Enable intelligent tiering on all S3 buckets. It auto-tiers based on access patterns and saves 30-50% on storage costs.

Cost Anomaly Detection and Alerting

Alert when costs spike. Don't discover problems in hindsight.

class CostAnomalyDetector {
  async detectAnomalies() {
    // Get daily costs for last 30 days
    const costs = await db.costs.dailySum(last30Days());

    // Calculate mean and std deviation
    const mean = mean(costs);
    const stdDev = standardDeviation(costs);
    const today = costs[costs.length - 1];

    // Flag if today is &gt; 2 std devs above mean
    if (today &gt; mean + (2 * stdDev)) {
      await sendAlert({
        type: 'COST_ANOMALY',
        todaysCost: today,
        expectedCost: mean,
        deviation: Math.round((today - mean) / mean * 100)
      });
    }
  }
}

// Run daily
scheduler.every('1 day', async () => {
  const detector = new CostAnomalyDetector();
  await detector.detectAnomalies();
});

Anomaly detection catches runaway costs early.

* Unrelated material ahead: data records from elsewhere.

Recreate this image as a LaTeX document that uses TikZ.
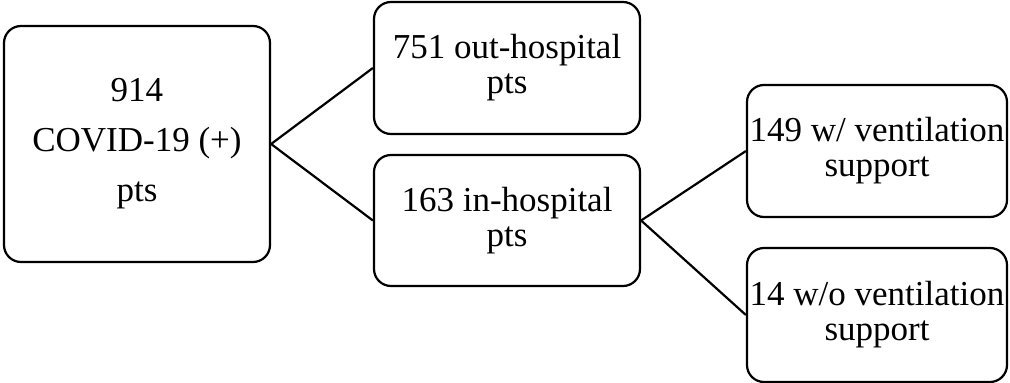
\documentclass[tikz,border=0pt]{standalone}
\usepackage{fontspec}
\setmainfont{Liberation Serif}
\begin{document}
\begin{tikzpicture}[x=1pt,y=-1pt,
  box/.style={draw, line width=2.2pt, rounded corners=17pt, align=center, inner sep=0pt,
    font=\fontsize{35}{35}\selectfont},
  link/.style={line width=2.2pt}]
\useasboundingbox (0,0) rectangle (1010,383);
\node[box, minimum width=266pt, minimum height=236pt, font=\fontsize{35}{50}\selectfont] (b1) at (137,144) {914\\COVID-19 (+)\\pts};
\node[box, minimum width=266pt, minimum height=132pt] (b2) at (507,68) {751 out-hospital\\pts};
\node[box, minimum width=266pt, minimum height=131pt] (b3) at (507,220.5) {163 in-hospital\\pts};
\node[box, minimum width=260pt, minimum height=132pt] (b4) at (877,151) {149 w/ ventilation\\support};
\node[box, minimum width=260pt, minimum height=134pt] (b5) at (877,315) {14 w/o ventilation\\support};
\draw[link] (b1.east) -- (b2.west);
\draw[link] (b1.east) -- (b3.west);
\draw[link] (b3.east) -- (b4.west);
\draw[link] (b3.east) -- (b5.west);
\end{tikzpicture}
\end{document}
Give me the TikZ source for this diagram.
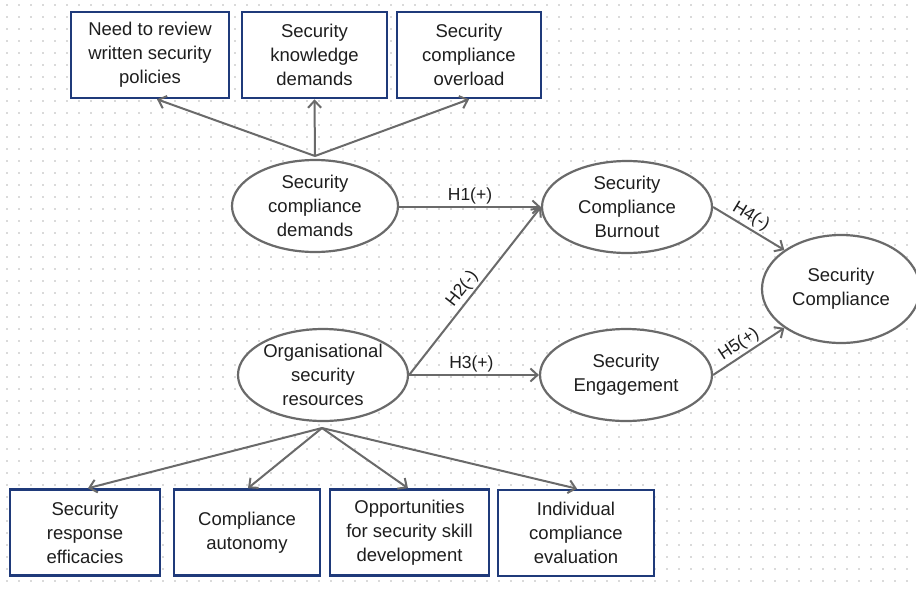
\documentclass[tikz,border=0pt]{standalone}
\usepackage{fontspec}
\setmainfont{Liberation Sans}
\usetikzlibrary{arrows.meta,shapes.geometric}
\definecolor{boxblue}{HTML}{1F3A7A}
\definecolor{linegray}{HTML}{6A6A6A}
\definecolor{txt}{HTML}{1E1E1E}
\definecolor{dotgray}{HTML}{DADADA}
\tikzset{
  rbox/.style={draw=boxblue,line width=2.6pt,fill=white,minimum width=#1,minimum height=86pt,align=center,inner sep=0pt,text=txt,font=\fontsize{18.5}{24}\selectfont},
  rbox/.default=150pt,
  ell/.style={ellipse,draw=linegray,line width=2.2pt,fill=white,align=center,inner sep=0pt,text=txt,font=\fontsize{18.5}{24}\selectfont},
  conn/.style={draw=linegray,line width=2pt,-{Straight Barb[length=7pt,width=13pt,line width=2pt]}},
  hlab/.style={font=\fontsize{17.5}{20}\selectfont,text=txt,inner sep=2pt},
}
\begin{document}
\begin{tikzpicture}[x=1pt,y=-1pt]
\useasboundingbox (0,0) rectangle (916,590);
\fill[white] (0,0) rectangle (916,590);
\foreach \i in {0,...,76}{
  \foreach \j in {0,...,49}{
    \fill[dotgray] ({7+12*\i-0.6},{5+12*\j-0.6}) rectangle ++(1.2,1.2);
  }
}
% top boxes
\node[rbox=158pt] (b1) at (150,55) {Need to review\\written security\\policies};
\node[rbox=145pt] (b2) at (314.5,55) {Security\\knowledge\\demands};
\node[rbox=144pt] (b3) at (469,55) {Security\\compliance\\overload};
% bottom boxes
\node[rbox=150pt] (c1) at (85,532.5) {Security\\response\\efficacies};
\node[rbox=146pt] (c2) at (247,532.5) {Compliance\\autonomy};
\node[rbox=159pt] (c3) at (409.5,532.5) {Opportunities\\for security skill\\development};
\node[rbox=156pt] (c4) at (576,533) {Individual\\compliance\\evaluation};
% ellipses
\node[ell,minimum width=166pt,minimum height=92pt] (dem) at (315,206) {Security\\compliance\\demands};
\node[ell,minimum width=170pt,minimum height=92pt] (res) at (323,375) {Organisational\\security\\resources};
\node[ell,minimum width=170pt,minimum height=92pt] (bur) at (627,207) {Security\\Compliance\\Burnout};
\node[ell,minimum width=172pt,minimum height=92pt] (eng) at (626,375) {Security\\Engagement};
\node[ell,minimum width=158pt,minimum height=108pt] (sc) at (841,289) {Security\\Compliance};
% coordinates
\coordinate (dtop) at (315,156);
\coordinate (rbot) at (322,428);
% top arrows
\draw[conn] (dtop) -- (b1.south -| 157,0);
\draw[conn] (dtop) -- (b2.south);
\draw[conn] (dtop) -- (b3.south);
% bottom arrows
\draw[conn] (rbot) -- (c1.north -| 88,0);
\draw[conn] (rbot) -- (c2.north -| 248,0);
\draw[conn] (rbot) -- (c3.north -| 408,0);
\draw[conn] (rbot) -- (c4.north -| 577,0);
% hypotheses
\draw[conn] (dem.east |- bur.west) -- node[hlab,above,pos=0.5] {H1(+)} (bur.west);
\draw[conn] (res.east) -- node[hlab,above,sloped,pos=0.47] {H2(-)} (bur.west);
\draw[conn] (res.east) -- node[hlab,above,pos=0.48] {H3(+)} (eng.west);
\draw[conn] (bur.east) -- node[hlab,above,sloped,pos=0.45] {H4(-)} (sc.north west);
\draw[conn] (eng.east) -- node[hlab,above,sloped,pos=0.45] {H5(+)} (sc.south west);
\end{tikzpicture}
\end{document}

A cost spike detected after 1 day instead of 30 days saves thousands.

Unit Economics Dashboard

Track unit economics at the business level.

// Dashboard query
async function unitEconomics() {
  const revenue = await db.revenue.sumByMonth(currentMonth());
  const costs = await db.costs.sumByMonth(currentMonth());
  const activeUsers = await db.users.countActive(currentMonth());

  return {
    revenue,
    costs,
    grossMargin: (revenue - costs) / revenue,
    costPerActiveUser: costs / activeUsers,
    revenuePerActiveUser: revenue / activeUsers,
    profitPerActiveUser: (revenue - costs) / activeUsers
  };
}

Share this dashboard with non-technical stakeholders. It's the single source of truth for business health.

Checklist

Log per-request costs to a cost tracking table
Tag all resources (AWS, GCP, Azure) by team, feature, customer
Calculate embedding, LLM, and database costs inline
Set hard and soft cost limits per user/tenant
Offload expensive operations to async jobs
Calculate caching ROI before caching
Review capacity monthly; downsize under-utilized instances
Use spot instances for batch AI workloads (70% savings)
Enable S3 intelligent tiering (30-50% savings)
Set up cost anomaly detection and daily alerts
Build unit economics dashboard; review weekly

Conclusion

Cost engineering is as important as performance engineering. Build visibility at request granularity, set limits, right-size infrastructure, and use cheaper compute where possible. The difference between a sustainable AI product and a money-losing one is engineering discipline around costs.